Si c'est ce dernier cas, et que Simon tu cherches à écrire une règle pour gérer ces problèmes, le choix que tu fais ne peut pas être neutre. On pourrait considérer que le cadrage va (tant que, par exemple, lae joueur-se de Caprice est OK) et que les autres joueur-ses n'ont pas forcément à faire de plans sur la comète vis à vis de Caprice, mais à laisser l'histoire se dérouler. Mais il y a beaucoup d'autres solutions et celle-ci ne résout pas tout. Il me semble juste qu'elle est cohérente avec l'impression que j'avais de Terres de sang comme d'un jeu où chacun est seul, douloureusement seul face à sa morale et ses principes.
30 Jan 2017, 11:20
Bonjour à tous !
Désolé pour la réponse tardive, mais j'étais occupé par ailleurs.
Merci pour vos réponses.
@Thomas: merci pour les insights de Inflorenza. J'aime bien l'option 2 :) Je la piquerai peut être à l'occasion pour tester.
@Kf:
Enzo avait-il une répugnance particulière à tuer ses semblables ?

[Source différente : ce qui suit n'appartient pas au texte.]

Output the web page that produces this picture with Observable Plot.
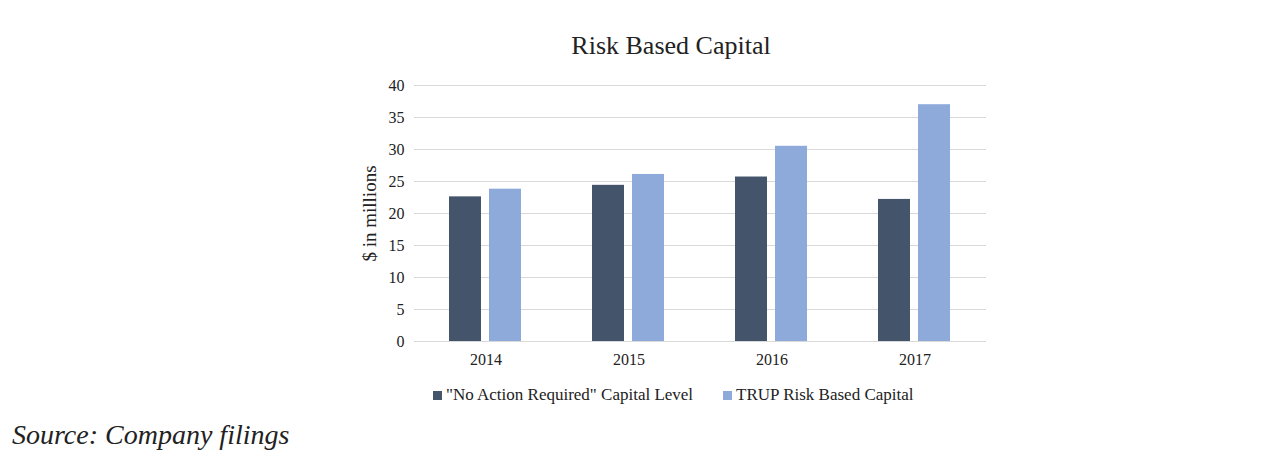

J'aurai tendance à dire oui: il a été présenté comme un homme de "civilisation", effrayé par les sacrifices des fresques.
le dilemme aurait gagné à être ainsi reformulé, ainsi que les conséquences précises de l'opposition, et il revient bien à lae joueur-se d'Enzo de trancher
Je suis d'accord avec toi sur le fait que le dilemme aurait pu être reformulé. Ceci dit, en jeu, le besoin ne s'est pas imposé à nous.
Il me semble juste qu'elle est cohérente avec l'impression que j'avais de Terres de sang comme d'un jeu où chacun est seul, douloureusement seul face à sa morale et ses principes.
Merci pour le conseil kf. Je vais y réfléchir. Je souligne le fait que tu as tout à fait saisi ce que j'ai voulu mettre dans Terres de Sang.